The exercise >> Could you copy every line from the material below in which "matplotlib" appears?

Information shown >>
# # #

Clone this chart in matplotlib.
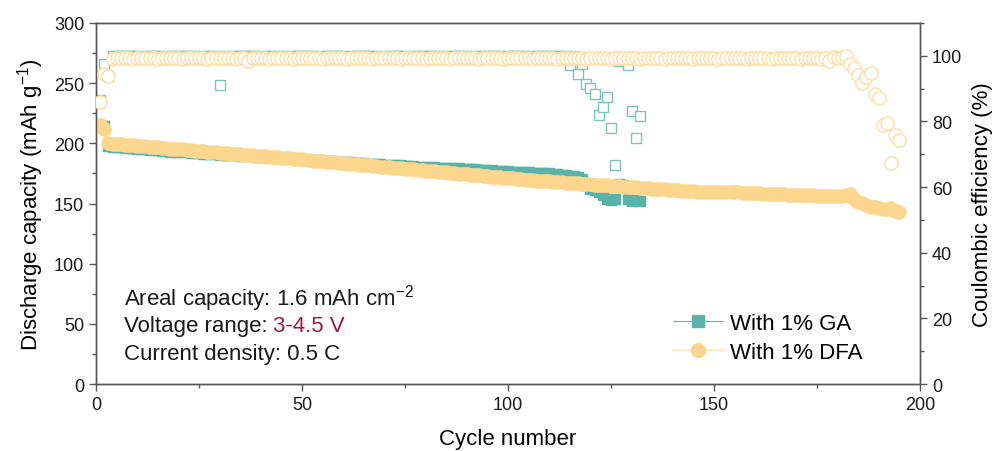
import numpy as np
import matplotlib
matplotlib.use("Agg")
import matplotlib.pyplot as plt
from matplotlib.lines import Line2D
from matplotlib.ticker import MultipleLocator

plt.rcParams["font.family"] = ["Liberation Sans", "DejaVu Sans"]
plt.rcParams["mathtext.fontset"] = "custom"
plt.rcParams["mathtext.rm"] = "Liberation Sans"
plt.rcParams["mathtext.it"] = "Liberation Sans:italic"
plt.rcParams["mathtext.bf"] = "Liberation Sans:bold"

# === Discharge capacity (mAh/g), one value per cycle ===
dfa_capacity = [
    215.0, 212.3, 200.0, 199.7, 199.4, 199.1, 198.9, 198.6, 198.3, 198.0,
    197.7, 197.4, 197.2, 196.9, 196.6, 196.3, 196.0, 195.7, 195.4, 195.2,
    194.9, 194.6, 194.3, 194.0, 193.7, 193.4, 193.2, 192.9, 192.6, 192.3,
    192.0, 191.7, 191.5, 191.2, 190.9, 190.6, 190.3, 190.0, 189.7, 189.5,
    189.2, 188.9, 188.6, 188.3, 188.0, 187.7, 187.5, 187.2, 186.9, 186.6,
    186.3, 186.0, 185.7, 185.4, 185.0, 184.7, 184.4, 184.1, 183.8, 183.5,
    183.2, 182.9, 182.6, 182.3, 182.0, 181.6, 181.3, 181.0, 180.7, 180.4,
    180.1, 179.8, 179.5, 179.2, 178.9, 178.6, 178.3, 177.9, 177.6, 177.3,
    177.0, 176.7, 176.4, 176.1, 175.8, 175.5, 175.2, 174.9, 174.6, 174.2,
    173.9, 173.6, 173.3, 173.0, 172.7, 172.4, 172.1, 171.8, 171.5, 171.2,
    170.9, 170.6, 170.3, 169.9, 169.6, 169.3, 169.0, 168.8, 168.5, 168.3,
    168.1, 167.8, 167.6, 167.4, 167.1, 166.9, 166.7, 166.4, 166.2, 165.9,
    165.7, 165.5, 165.2, 165.0, 164.8, 164.5, 164.3, 164.1, 163.8, 163.6,
    163.4, 163.1, 162.9, 162.7, 162.4, 162.2, 161.9, 161.7, 161.5, 161.2,
    161.0, 160.8, 160.5, 160.3, 160.1, 159.8, 159.6, 159.6, 159.5, 159.5,
    159.4, 159.4, 159.3, 159.3, 159.2, 159.2, 159.0, 158.9, 158.7, 158.6,
    158.4, 158.3, 158.1, 158.0, 157.8, 157.7, 157.6, 157.4, 157.3, 157.1,
    157.0, 156.9, 156.8, 156.7, 156.6, 156.5, 156.4, 156.3, 156.2, 156.2,
    156.4, 157.5, 157.8, 154.0, 151.5, 150.3, 149.0, 147.5, 147.0, 146.6,
    145.8, 145.5, 146.0, 144.2, 143.3,
]

ga_capacity = [
    215.5, 214.0, 197.5, 197.2, 196.9, 196.6, 196.4, 196.1, 195.8, 195.5,
    195.2, 194.9, 194.7, 194.4, 194.1, 193.8, 193.5, 193.2, 192.9, 192.7,
    192.6, 192.4, 192.1, 191.9, 191.6, 191.5, 191.3, 191.1, 190.9, 190.7,
    190.5, 190.3, 190.1, 189.9, 189.8, 189.6, 189.4, 189.2, 189.0, 188.9,
    188.7, 188.5, 188.3, 188.1, 187.8, 187.6, 187.4, 187.2, 186.9, 186.6,
    186.4, 186.2, 186.0, 185.8, 185.5, 185.3, 185.1, 184.9, 184.7, 184.5,
    184.3, 184.1, 183.9, 183.7, 183.5, 183.2, 183.0, 182.8, 182.6, 182.4,
    182.2, 182.0, 181.8, 181.6, 181.4, 181.2, 181.0, 180.7, 180.5, 180.3,
    180.2, 180.0, 179.8, 179.7, 179.5, 179.4, 179.2, 179.1, 178.9, 178.7,
    178.5, 178.3, 178.1, 177.9, 177.7, 177.5, 177.3, 177.2, 177.0, 176.7,
    176.6, 176.4, 176.2, 176.0, 175.8, 175.6, 175.6, 175.5, 175.4, 175.3,
    174.9, 174.5, 174.0, 173.5, 173.1, 172.6, 172.0, 170.5, 165.0, 162.0,
    161.0, 159.5, 157.5, 154.0, 153.0, 153.5, 166.0, 165.0, 153.5, 152.5,
    153.0, 152.0,
]

# === Coulombic efficiency (%), one value per cycle ===
dfa_ce = [
    86.0, 94.6, 93.7, 99.1, 99.2, 99.2, 99.3, 99.2, 99.1, 99.2,
    99.2, 99.3, 99.2, 99.2, 99.1, 99.2, 99.3, 99.2, 99.2, 99.2,
    99.1, 99.2, 99.2, 99.3, 99.2, 99.2, 99.1, 99.2, 99.2, 99.3,
    99.2, 99.2, 99.2, 99.1, 99.2, 99.2, 98.3, 99.2, 99.2, 99.3,
    99.2, 99.1, 99.2, 99.2, 99.3, 99.2, 99.2, 99.1, 99.2, 99.2,
    99.3, 99.2, 99.2, 99.2, 99.1, 99.2, 99.3, 99.2, 99.2, 99.2,
    99.1, 99.2, 99.2, 99.3, 99.2, 99.2, 99.1, 99.2, 99.2, 99.3,
    99.2, 99.2, 99.2, 99.1, 99.2, 99.2, 99.3, 99.2, 99.2, 99.1,
    99.2, 99.2, 99.3, 99.2, 99.2, 99.1, 99.2, 99.2, 99.3, 99.2,
    99.2, 99.2, 99.1, 99.2, 99.2, 99.3, 99.2, 99.2, 99.1, 99.2,
    99.2, 99.3, 99.2, 99.2, 99.2, 99.1, 99.2, 99.2, 99.3, 99.2,
    99.2, 99.1, 99.2, 99.2, 99.3, 99.2, 99.2, 99.2, 99.1, 99.2,
    99.2, 99.3, 99.2, 99.2, 99.1, 99.2, 99.2, 99.3, 99.2, 99.2,
    99.2, 99.1, 99.2, 99.2, 99.3, 99.2, 99.2, 99.1, 99.2, 99.2,
    99.3, 99.2, 99.2, 99.2, 99.1, 99.2, 99.2, 99.3, 99.2, 99.2,
    99.1, 99.2, 99.2, 99.3, 99.2, 99.2, 99.2, 99.1, 99.2, 99.2,
    99.3, 99.2, 99.2, 99.1, 99.2, 99.2, 99.3, 99.2, 99.2, 99.2,
    99.1, 99.2, 99.2, 99.3, 99.2, 99.1, 99.2, 98.4, 99.7, 99.4,
    99.5, 100.0, 97.6, 96.3, 94.1, 91.7, 93.5, 94.8, 88.3, 87.0,
    78.8, 79.5, 67.4, 75.8, 74.2,
]

ga_ce = [
    86.5, 97.6, 93.7, 99.8, 99.9, 99.8, 99.8, 99.9, 99.8, 99.8,
    99.7, 99.8, 99.9, 99.8, 99.8, 99.8, 99.7, 99.8, 99.9, 99.8,
    99.8, 99.8, 99.9, 99.8, 99.7, 99.8, 99.8, 99.9, 99.8, 91.2,
    99.8, 99.7, 99.8, 99.9, 99.8, 99.8, 99.8, 99.9, 99.8, 99.7,
    99.8, 99.8, 99.9, 99.8, 99.8, 99.7, 99.8, 99.9, 99.8, 99.8,
    99.8, 99.9, 99.8, 99.7, 99.8, 99.8, 99.9, 99.8, 99.8, 99.8,
    99.7, 99.8, 99.9, 99.8, 99.8, 99.8, 99.9, 99.8, 99.7, 99.8,
    99.8, 99.9, 99.8, 99.8, 99.8, 99.7, 99.8, 99.9, 99.8, 99.8,
    99.8, 99.9, 99.8, 99.7, 99.8, 99.8, 99.9, 99.8, 99.8, 99.8,
    99.7, 99.8, 99.9, 99.8, 99.8, 99.8, 99.9, 99.8, 99.7, 99.8,
    99.8, 99.9, 99.8, 99.8, 99.8, 99.7, 99.8, 99.9, 99.8, 99.8,
    99.8, 99.9, 99.8, 99.8, 97.1, 99.8, 94.4, 97.6, 91.5, 90.2,
    88.5, 82.1, 84.4, 87.5, 78.0, 66.6, 98.3, 99.7, 97.3, 83.1,
    75.1, 81.7,
]

labels = ["With 1% GA", "With 1% DFA"]

teal = "#5AB3A9"
teal_open = "#7CC4BB"
sand = "#FDD68E"
sand_open = "#FFDDA0"
spine_col = "#555555"

dfa_cycles = np.arange(1, len(dfa_capacity) + 1)
ga_cycles = np.arange(1, len(ga_capacity) + 1)

fig = plt.figure(figsize=(9.94, 4.52), dpi=100)
ax = fig.add_axes([0.0966, 0.148, 0.829, 0.799])
ax2 = ax.twinx()

# capacity (left axis)
ax.plot(ga_cycles, ga_capacity, ls="none", marker="s", ms=7.5,
        mfc=teal, mec=teal, zorder=2)
ax.plot(dfa_cycles, dfa_capacity, ls="none", marker="o", ms=9.5,
        mfc=sand, mec=sand, zorder=3)

# coulombic efficiency (right axis), hollow markers with white fill
ax2.plot(np.arange(1, len(ga_ce) + 1), ga_ce, ls="none", marker="s", ms=7.5,
         mfc="white", mec=teal_open, mew=1.0, zorder=2)
ax2.plot(np.arange(1, len(dfa_ce) + 1), dfa_ce, ls="none", marker="o", ms=9.5,
         mfc="white", mec=sand_open, mew=1.0, zorder=3)

ax.set_xlim(0, 200)
ax.set_ylim(0, 300)
ax2.set_ylim(0, 110)

ax.xaxis.set_major_locator(MultipleLocator(50))
ax.xaxis.set_minor_locator(MultipleLocator(25))
ax.yaxis.set_major_locator(MultipleLocator(50))
ax.yaxis.set_minor_locator(MultipleLocator(25))
ax2.yaxis.set_major_locator(MultipleLocator(20))
ax2.yaxis.set_minor_locator(MultipleLocator(10))

for a in (ax, ax2):
    for s in a.spines.values():
        s.set_color(spine_col)
        s.set_linewidth(1.0)
    a.tick_params(which="major", direction="out", length=5, width=1,
                  color=spine_col, labelsize=13, labelcolor="#1a1a1a")
    a.tick_params(which="minor", direction="out", length=3, width=1,
                  color=spine_col)

ax.set_xlabel("Cycle number", fontsize=16, labelpad=11)
ax.set_ylabel("Discharge capacity (mAh g$^{-1}$)", fontsize=16, labelpad=6)
ax2.set_ylabel("Coulombic efficiency (%)", fontsize=16, labelpad=7)

# test conditions
txt_kw = dict(transform=ax.transAxes, fontsize=16, va="center", ha="left",
              color="#1a1a1a")
ax.text(0.034, 0.241, "Areal capacity: 1.6 mAh cm$^{-2}$", **txt_kw)
t_volt = ax.text(0.034, 0.161, "Voltage range:", **txt_kw)
ax.annotate("3-4.5 V", xy=(1, 0), xycoords=t_volt, xytext=(4, 0),
            textcoords="offset points", va="bottom", ha="left",
            fontsize=16, color="#A0174A")
ax.text(0.034, 0.086, "Current density: 0.5 C", **txt_kw)

handles = [
    Line2D([], [], color=teal, lw=0.8, marker="s", ms=8, mfc=teal, mec=teal),
    Line2D([], [], color="#FFE4B3", lw=1.0, marker="o", ms=10, mfc=sand, mec=sand),
]
ax2.legend(handles, labels, loc="upper left", bbox_to_anchor=(0.70, 0.198),
           frameon=False, fontsize=16, handlelength=2.25, handletextpad=0.3,
           labelspacing=0.38, borderpad=0, borderaxespad=0)

fig.savefig("out.png", dpi=100)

# # #

Final result >>
Clone this chart in matplotlib.
import matplotlib
matplotlib.use("Agg")
import matplotlib.pyplot as plt
from matplotlib.lines import Line2D
from matplotlib.ticker import MultipleLocator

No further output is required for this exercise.